Sobre Marta Neto

Às vezes sente-se um caracol, não por andar devagar, mas por trazer sempre a casa às costas e por parecer que o seu relógio marca umas horas muito diferentes do tempo dos relógios que estão na parede.  
Certa vez, a mãe disse-lhe que tinha nascido 10 dias depois do tempo e isso fez todo o sentido. Pensou que ter nascido em Abril de 1974 era bem mais poético do que nascer em Março, mas 10 dias depois...Nunca mais iria recuperar esse tempo. 

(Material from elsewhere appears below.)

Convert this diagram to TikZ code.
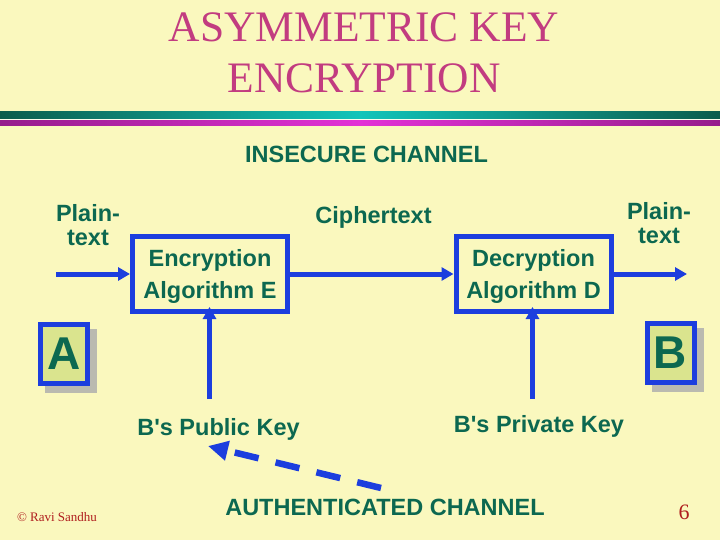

Em criança, a mãe dizia-lhe muitas vezes: “pareces um caracol, és muito lenta”. Por isso, como herdou do pai o gosto de desenhar e adora “ter tempo”, escolheu ir para a faculdade de Belas Artes, onde, como todos sabem, é preciso tempo para desenhar e pintar. Por lá estudou Design Gráfico e fez o mestrado em Desenho, e o tempo parecia passar ao ritmo certo, entre desenhos, fotografias e alguns sonhos com as aulas de pintura. Um dia, pôs a casa às costas e foi conhecer outras escolas, um pouco mais longe. Assim, foi para Bruxelas fazer Erasmus e, mais tarde, foi estudar Cenografia na Central Saint Martins, em Londres e em Helsínquia. E aí o tempo parecia certo, embora um pouco frio.

Como primeiro trabalho, fez parte da equipa de construção plástica do filme A Suspeita, de José Miguel Ribeiro,  sob o disfarce de Madame Patine, onde pintava as texturas das marcas do tempo dos cenários do filme. E o tempo congelou no ecrã muitos momentos de aprendizagens maravilhosas. Mais tarde, trabalhou num teatro, fez cenários para um casino, para uma biblioteca e para o Sabor a Palco (uma Companhia de Teatro Infantil). Nessa altura, ainda tinha tempo.
Então, começou também a ilustrar livros para a infância, e a sua primeira estreia foi com a fábula A Raposa e a Cegonha de La Fontaine (Zero a Oito/Jornal Expresso). Depois, nunca mais parou de ilustrar, ilustrou vários livros para o Pingo Doce e até ilustrou um livro delicioso sobre o  tempo,  que a Suzana Ramos escreveu, O Pequeno Livro do Tempo (Afrontamento). E, um dia, quando O Tamanho da Minha Altura (Assírio & Alvím) era apenas meia dúzia de folhas dobradas ao meio, meteu-o numa mala igualzinha à da Vírgula Vírgulina das Histórias de Pontuar (Dinalivro) e foi para Itália desenvolver ideias num dos fabulosos whorkshops de Alessandra Cimatoribus, na escola Internacional de Ilustração “ Štěpán Zavřel”, em Sàrmede. Numa dessas voltas  em que andava com a casa às costas, descobriu os livros da Květa Pacovská e as suas fascinantes casinhas de papel. Anos mais tarde, cruzou-se com ela e recebeu o inesperado convite de ir ao seu atelier, convite que recusou, só porque tinha um avião para apanhar… 
Mas como adora casas e anda sempre com uma às costas, gostava de morar numa de papel, uma cheia de cores e com muitos rabiscos e colagens como as que desenha nas suas ilustrações. Gosta tanto, tanto, tanto de desenhar essas casinhas, que criou um sítio chamado às vezes moro lá (www.martaneto.pt), porque às vezes mora mesmo lá... entre lugares imaginados e personagens que vivem dentro dos lápis de cor de uma caixinha que tem em casa.

Agora, também dá aulas de Desenho e Geometria e não sabe bem o que aconteceu ao relógio, mas parece o coelho da Alice (no País das Maravilhas), pois, passou a andar muito, muito depressa. Por isso, adorava ter uns propulsores como os da história O caracol que queria ser polícia (Dinalivro), para poder fazer todas as coisas num instante. Mas, às vezes, quando ilustra um livro, quando ensina os seus alunos a desenhar, quando mergulha no mar, quando viaja, quando olha o céu estrelado, quando vai buscar os miúdos à escola, quando se senta com o marido e os filhos juntinhos no sofá, quando visita os pais e o irmão, quando vê a família e os amigos, nessa altura, parece que o tempo do seu relógio volta a ter as horas certas.